Designing a private cloud infrastructure

A couple of months ago, Facebook released a whole load of information about its servers and datacentres in a programme it calls the Open Compute Project. At around about the same time, I was sitting in a presentation at Microsoft, where I was introduced to some of the concepts behind their datacentres.  These are not small operations – Facebook’s platform currently serves around 600 million users and Microsoft’s various cloud properties account for a good chunk of the Internet, with the Windows Azure appliance concept under development for partners including Dell, HP, Fujitsu and eBay.

It’s been a few years since I was involved in any datacentre operations and it’s interesting to hear how times have changed. Whereas I knew about redundant uninterruptible power sources and rack-optimised servers, the model is now about containers of redundant servers and the unit of scale has shifted.  An appliance used to be a 1U (pizza box) server with a dedicated purpose but these days it’s a shipping container full of equipment!

There’s also been a shift from keeping the lights on at all costs, towards efficiency. Hardly surprising, given that the IT industry now accounts for around 3% of the world’s carbon emissions and we need to reduce the environmental impact.  Google’s datacentre design best practices are all concerned with efficiency: measuring power usage effectiveness; measuring managing airflow; running warmer datacentres; using “free” cooling; and optimising power distribution.

So how do Microsoft (and, presumably others like Amazon too) design their datacentres?
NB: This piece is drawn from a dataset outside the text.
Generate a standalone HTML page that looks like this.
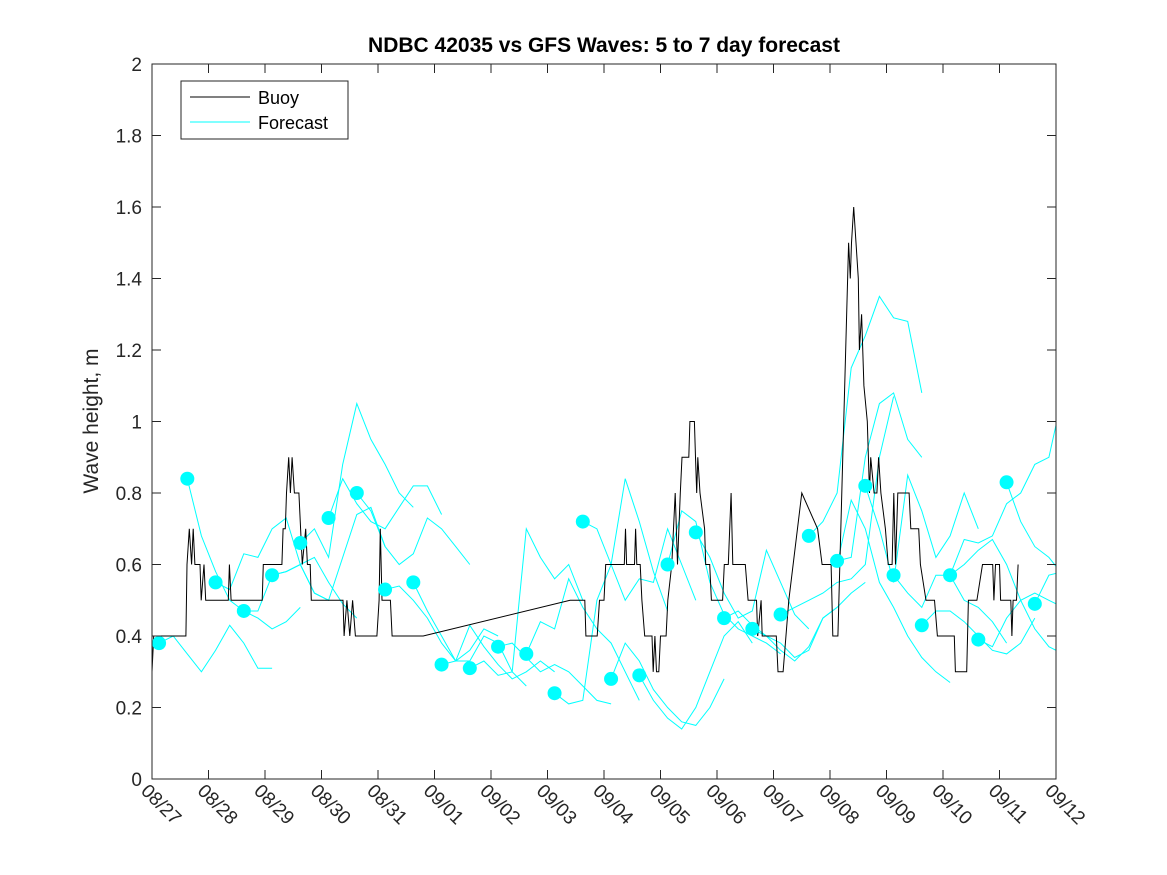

And how can we learn from them when developing our own private cloud operations?

Some of the fundamental principles include:

  1. Perception of infinite capacity.
  2. Perception of continuous availability.
  3. Drive predictability.
  4. Taking a service provider approach to delivering infrastructure.
  5. Resilience over redundancy mindset.
  6. Minimising human involvement.
  7. Optimising resource usage.
  8. Incentivising the desired resource consumption behaviour.

In addition, the following concepts need to be adopted to support the fundamental principles:

  • Cost transparency.
  • Homogenisation of physical infrastructure (aggressive standardisation).
  • Pooling compute resource.
  • Fabric management.
  • Consumption-based pricing.
  • Virtualised infrastructure.
  • Service classification.
  • Holistic approach to availability.
  • Computer resource decay.
  • Elastic infrastructure.
  • Partitioning of shared services.

In short, provisioning the private cloud is about taking the same architectural patterns that Microsoft, Amazon, et al use for the public cloud and implementing them inside your own data centre(s). Thinking service, not server to develop an internal infrastructure as a service (IaaS) proposition.

I won’t expand on all of the concepts here (many are self-explanitory), but some of the key ones are:

  • Create a fabric with resource pools of compute, storage and network, aggregated into logical building blocks.
  • Introduced predictability by defining units of scale and planning activity based on predictable actions (e.g. certain rates of growth).
  • Design across fault domains – understand what tends to fail first (e.g. the power in a rack) and make sure that services span these fault domains.
  • Plan upgrade domains (think about how to upgrade services and move between versions so service levels can be maintained as new infrastructure is rolled out).
  • Consider resource decay – what happens when things break?  Think about component failure in terms of service delivery and design for that. In the same way that a hard disk has a number of spare sectors that are used when others are marked bad (and eventually too many fail, so the disk is replaced), take a unit of infrastructure and leave faulty components in place (but disabled) until a threshold is crossed, after which the unit is considered faulty and is replaced or refurbished.

A smaller company, with a small datacentre may still think in terms of server components – larger organisations may be dealing with shipping containers.  Regardless of the size of the operation, the key to success is thinking in terms of services, not servers; and designing public cloud principles into private cloud implementations.